Review by: Paul Towers, 18 June 2017
A Scholar and a Statesman
Written by Pamela Roberts, directed by Carol Leeming
Attenborough Arts Centre 18 June 2017
“the story of an enigmatic man.”
James Arthur Harley was born in 1873 in Antigua, a West
Indian island which has since forged close ties with the UK. Showing incredible
ambition for the time he managed to enrol in Howard University in Washington DC
before moving to Yale and then to Harvard to study Semitic Languages and thence
to Oxford to study first theology and then anthropology. The obvious career
path for a man of his intellect was to become an educator of some kind. Instead
he decided to join the church and served as a curate in Shepshed before moving
to Marshside in Kent with his wife who relocated from Antigua to marry him.
Sadly their longed for child died far too early, possibly before or during
childbirth, and this seems to have precipitated their eventual separation and
his wife’s ultimate return to her family on the Caribbean island. This may also
have led to his eventual disillusionment with the church and he returned to
Shepshed to serve as a councillor both locally and for the county until his
death in 1943.
Pamela Roberts has taken these bare bones of what is known
of this local hero and, through extensive research, has pieced together as much
as is possible of this enigmatic man and his lifelong battle against racism.
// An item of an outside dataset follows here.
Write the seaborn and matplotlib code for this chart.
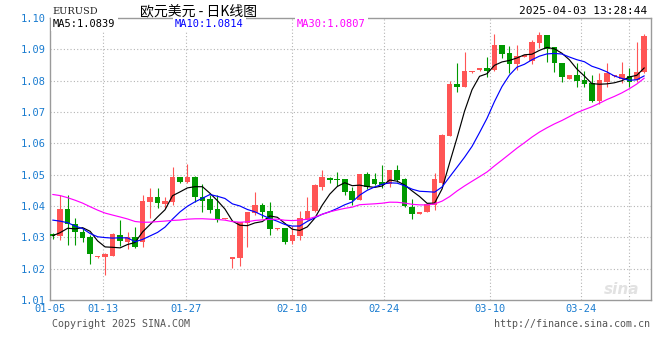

Directed by local dramaturge Carol Leeming, this staged reading
sought to display the written words of the play before an audience for the
first time. The cast of 7, some experienced actors, some not so, brought the
story to life in the minimal setting of one of the Attenborough Centre’s
versatile spaces. Led by Corey Trevor as Harley and Mumba Dodwell as his wife
Josephine the cast gave spirited
readings from the script. It would be very interesting to see this
brought to a stage in a full production.